Let's return to Judas. Overcome with remorse, he confessed his sin to the religious leaders and judged himself worthy of death by taking his own life. He didn't return to the disciples to face them. Consider this: What moral high ground did the disciples hold over Judas? And because Judas ended his life, he didn't have the opportunity to face the risen Jesus. Because Judas was his own judge, he was not restored like Peter nor redeemed like Paul. His lack of faith and action stands as a fulfillment of prophecy.

What can all of us learn from Judas? Though we may be overcome by guilt and shame for the sins we commit, we aren't our own judge. The good news is that judgment only belongs to Jesus, as does mercy, forgiveness, restoration to a right relationship with him, and redemption of a life that serves his name. So don't condemn yourself; go instead to Jesus, confess your sin, and trust his promises of forgiveness and new life.
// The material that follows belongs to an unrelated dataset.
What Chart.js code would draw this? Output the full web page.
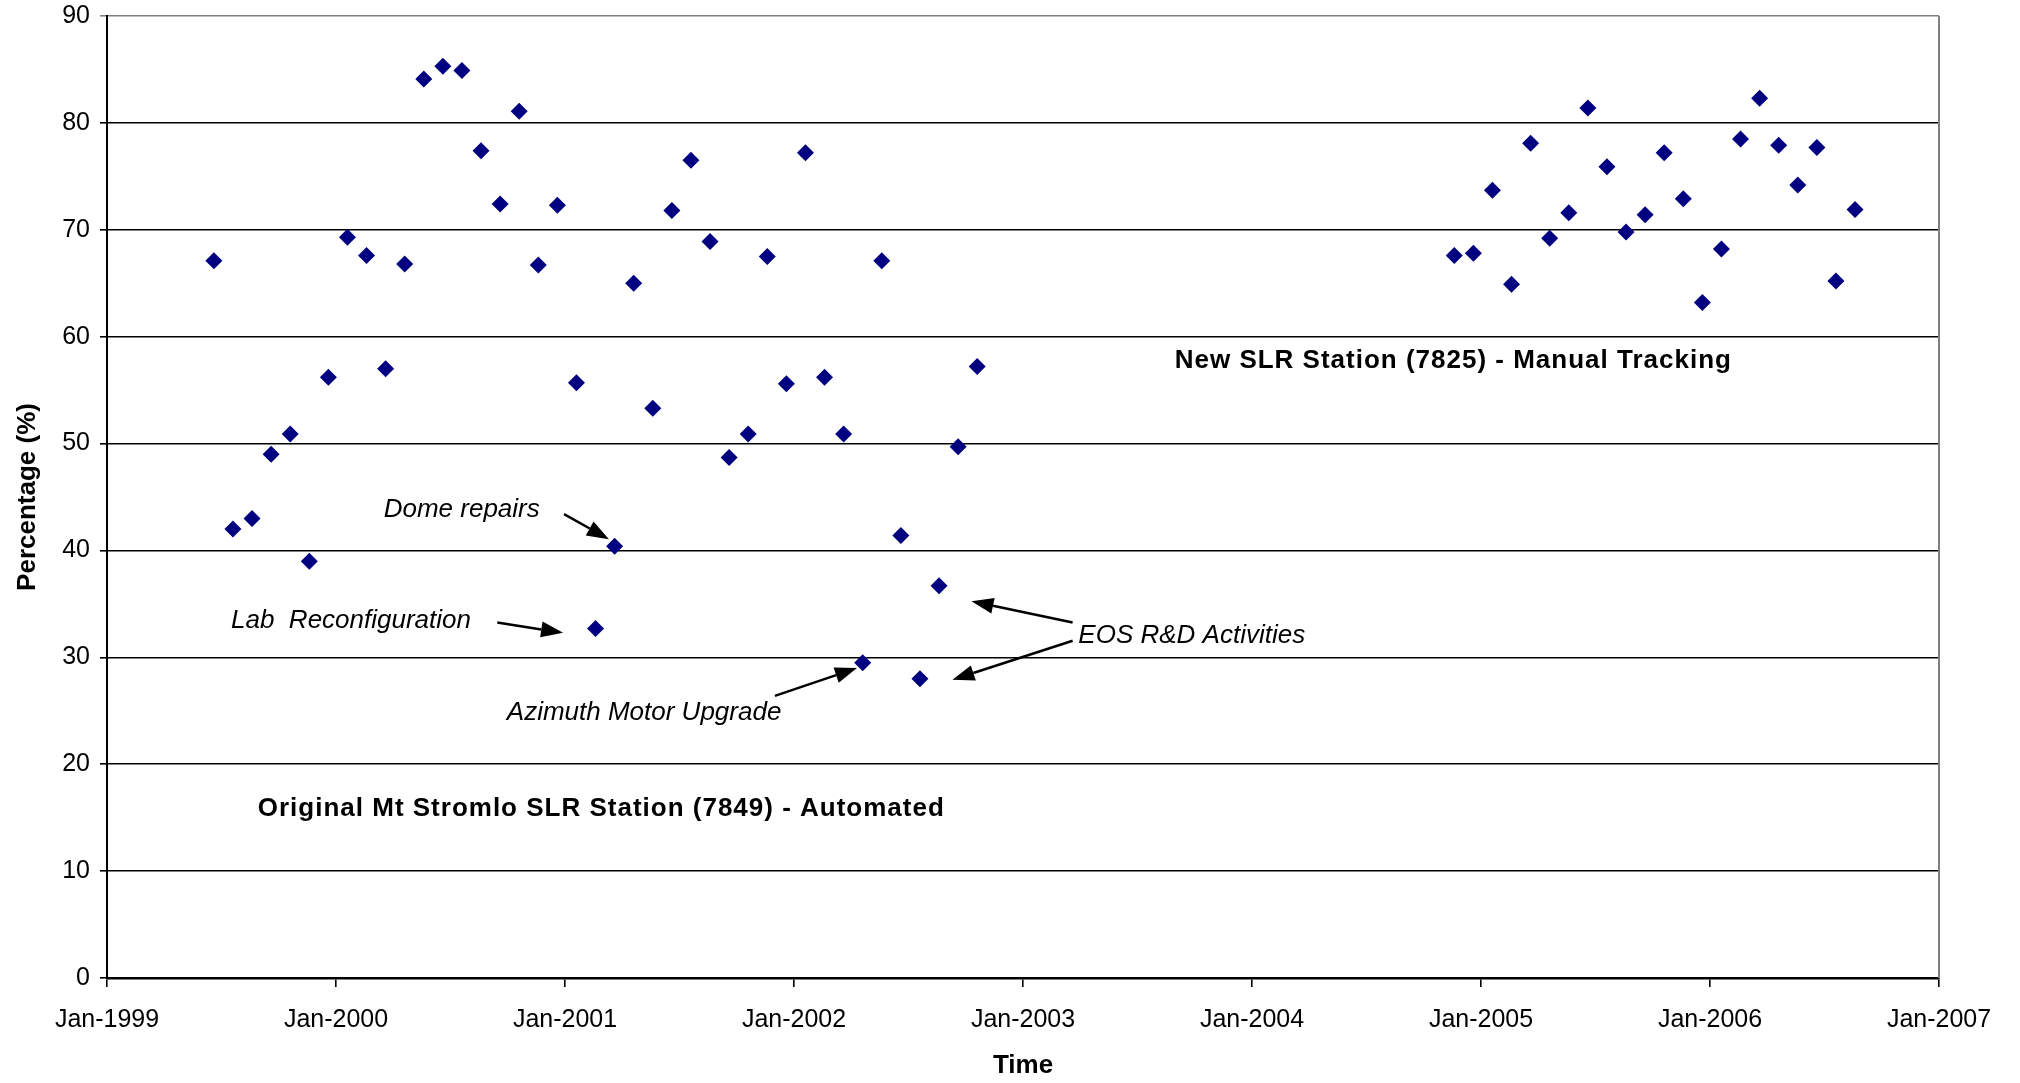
<!DOCTYPE html>
<html>
<head>
<meta charset="utf-8">
<script src="https://cdn.jsdelivr.net/npm/chart.js@4.4.1/dist/chart.umd.min.js"></script>
<style>
  html, body { margin: 0; padding: 0; background: #fff; }
  canvas { display: block; }
</style>
</head>
<body>
<canvas id="slrChart" width="2020" height="1083"></canvas>
<script>
const xTickLabels = ["Jan-1999", "Jan-2000", "Jan-2001", "Jan-2002", "Jan-2003",
  "Jan-2004", "Jan-2005", "Jan-2006", "Jan-2007"];

// Original Mt Stromlo SLR Station (7849) - monthly percentage
const oldStationMonths = [
  "1999-06", "1999-07", "1999-08", "1999-09", "1999-10", "1999-11", "1999-12",
  "2000-01", "2000-02", "2000-03", "2000-04", "2000-05", "2000-06",
  "2000-07", "2000-08", "2000-09", "2000-10", "2000-11", "2000-12",
  "2001-01", "2001-02", "2001-03", "2001-04", "2001-05", "2001-06",
  "2001-07", "2001-08", "2001-09", "2001-10", "2001-11", "2001-12",
  "2002-01", "2002-02", "2002-03", "2002-04", "2002-05", "2002-06",
  "2002-07", "2002-08", "2002-09", "2002-10"
];
const oldStationValues = [
  67.1, 42.0, 43.0, 49.0, 50.9, 39.0, 56.2,
  69.3, 67.6, 57.0, 66.8, 84.1, 85.3,
  84.9, 77.4, 72.4, 81.1, 66.7, 72.3,
  55.7, 32.7, 40.4, 65.0, 53.3, 71.8,
  76.5, 68.9, 48.7, 50.9, 67.5, 55.6,
  77.2, 56.2, 50.9, 29.5, 67.1, 41.4,
  28.0, 36.7, 49.7, 57.2
];

// New SLR Station (7825) - monthly percentage
const newStationMonths = [
  "2004-11", "2004-12",
  "2005-01", "2005-02", "2005-03", "2005-04", "2005-05", "2005-06",
  "2005-07", "2005-08", "2005-09", "2005-10", "2005-11", "2005-12",
  "2006-01", "2006-02", "2006-03", "2006-04", "2006-05", "2006-06",
  "2006-07", "2006-08"
];
const newStationValues = [
  67.6, 67.8,
  73.7, 64.9, 78.1, 69.2, 71.6, 81.4,
  75.9, 69.8, 71.4, 77.2, 72.9, 63.2,
  68.2, 78.5, 82.3, 77.9, 74.2, 77.7,
  65.2, 71.9
];

// points sit a little past the start of their month
const DAY_OFFSET = 0.6;

function monthPos(ym) {
  const [yr, mo] = ym.split("-").map(Number);
  return (yr - 1999) * 12 + (mo - 1) + DAY_OFFSET;
}

function toPoints(months, values) {
  return months.map((m, i) => ({ x: monthPos(m), y: values[i] }));
}

// annotation text, anchored on its left edge, in axis units (months, %)
const italicFont = "italic 26px 'Liberation Sans'";
const boldFont = "bold 26px 'Liberation Sans'";
const notes = [
  { text: "Dome repairs", x: 14.5, y: 43.8, font: italicFont, spacing: 0 },
  { text: "Lab  Reconfiguration", x: 6.5, y: 33.4, font: italicFont, spacing: 0 },
  { text: "Azimuth Motor Upgrade", x: 20.95, y: 24.8, font: italicFont, spacing: 0 },
  { text: "EOS R&D Activities", x: 50.9, y: 32.0, font: italicFont, spacing: 0 },
  { text: "New SLR Station (7825) - Manual Tracking", x: 55.95, y: 57.7, font: boldFont, spacing: 1 },
  { text: "Original Mt Stromlo SLR Station (7849) - Automated", x: 7.9, y: 15.8, font: boldFont, spacing: 1 }
];
const arrows = [
  { from: [23.95, 43.4], to: [26.3, 41.05] },
  { from: [20.45, 33.25], to: [23.9, 32.3] },
  { from: [35.0, 26.4], to: [39.3, 29.0] },
  { from: [50.6, 33.25], to: [45.3, 35.25] },
  { from: [50.6, 31.55], to: [44.3, 27.9] }
];

const annotate = {
  id: "annotate",
  afterDatasetsDraw(chart) {
    const { ctx, chartArea, scales } = chart;
    const sx = scales.x, sy = scales.y;
    ctx.save();

    ctx.strokeStyle = "#808080";
    ctx.lineWidth = 2;
    ctx.beginPath();
    ctx.moveTo(chartArea.right, chartArea.top);
    ctx.lineTo(chartArea.right, chartArea.bottom);
    ctx.stroke();

    ctx.fillStyle = "#000";
    ctx.textAlign = "left";
    ctx.textBaseline = "middle";
    notes.forEach((n) => {
      ctx.font = n.font;
      ctx.letterSpacing = n.spacing + "px";
      ctx.fillText(n.text, sx.getPixelForValue(n.x), sy.getPixelForValue(n.y));
    });
    ctx.letterSpacing = "0px";

    ctx.strokeStyle = "#000";
    ctx.lineWidth = 2.5;
    arrows.forEach((a) => {
      const x1 = sx.getPixelForValue(a.from[0]), y1 = sy.getPixelForValue(a.from[1]);
      const x2 = sx.getPixelForValue(a.to[0]), y2 = sy.getPixelForValue(a.to[1]);
      const ang = Math.atan2(y2 - y1, x2 - x1);
      const headLen = 22, headW = 8;
      const bx = x2 - headLen * Math.cos(ang), by = y2 - headLen * Math.sin(ang);
      ctx.beginPath();
      ctx.moveTo(x1, y1);
      ctx.lineTo(bx, by);
      ctx.stroke();
      ctx.beginPath();
      ctx.moveTo(x2, y2);
      ctx.lineTo(bx + headW * Math.sin(ang), by - headW * Math.cos(ang));
      ctx.lineTo(bx - headW * Math.sin(ang), by + headW * Math.cos(ang));
      ctx.closePath();
      ctx.fill();
    });
    ctx.restore();
  }
};

const tickFont = { family: "'Liberation Sans'", size: 25 };
const titleFont = { family: "'Liberation Sans'", size: 26, weight: "bold" };

new Chart(document.getElementById("slrChart"), {
  type: "scatter",
  data: {
    datasets: [
      {
        label: "Original Mt Stromlo SLR Station (7849)",
        data: toPoints(oldStationMonths, oldStationValues),
        backgroundColor: "#000080",
        borderWidth: 0,
        pointStyle: "rectRot",
        pointRadius: 8.5,
      },
      {
        label: "New SLR Station (7825)",
        data: toPoints(newStationMonths, newStationValues),
        backgroundColor: "#000080",
        borderWidth: 0,
        pointStyle: "rectRot",
        pointRadius: 8.5,
      },
    ],
  },
  options: {
    responsive: false,
    animation: false,
    layout: { padding: { top: 1, right: 81, left: 0, bottom: 0 } },
    plugins: {
      legend: { display: false },
      tooltip: { enabled: false },
    },
    scales: {
      x: {
        type: "linear",
        min: 0,
        max: 96,
        afterFit: (s) => { s.height = 105; },
        ticks: {
          stepSize: 12,
          autoSkip: false,
          maxRotation: 0,
          padding: 18,
          color: "#000",
          font: tickFont,
          callback: (v) => xTickLabels[v / 12],
        },
        grid: { drawOnChartArea: false, tickLength: 9, color: "#000", lineWidth: 1.6 },
        border: { color: "#000", width: 2.5 },
        title: { display: true, text: "Time", color: "#000", font: titleFont, padding: { top: 0, bottom: 2 } },
      },
      y: {
        min: 0,
        max: 90,
        afterFit: (s) => { s.width = 107; s.paddingTop = 16; },
        ticks: { stepSize: 10, padding: 10, color: "#000", font: tickFont },
        grid: {
          color: (c) => (c.tick.value === 90 ? "#808080" : "#000"),
          lineWidth: 1.6,
          tickLength: 7,
        },
        border: { color: "#000", width: 2 },
        title: { display: true, text: "Percentage (%)", color: "#000", font: titleFont, padding: { top: 12, bottom: 0 } },
      },
    },
  },
  plugins: [annotate],
});
</script>
</body>
</html>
Oh, and there's one more thing! If you have professed Jesus as Savior and Lord but have yet to commit your life to follow him fully, you may be acting as your own judge. You may be a good, moral person on the outside but secretly self-concerned and self-serving on the inside. Don't think that your goodness qualifies you before God. In James 2:10 we read: "Whoever keeps the whole law but fails in one point has become guilty of all of it." True humility before God recognizes that judgment only belongs to Jesus, as does mercy, forgiveness, restoration to a right relationship with him, and redemption of a life that serves his name. So, let us all go to Jesus each day to confess our sins and trust his promises of forgiveness and instruction for new life. Every Sunday, corporate worship immerses us in these truths, as does reading scripture, praying, and serving the name of Jesus together. May we be found faithful when the Lord returns.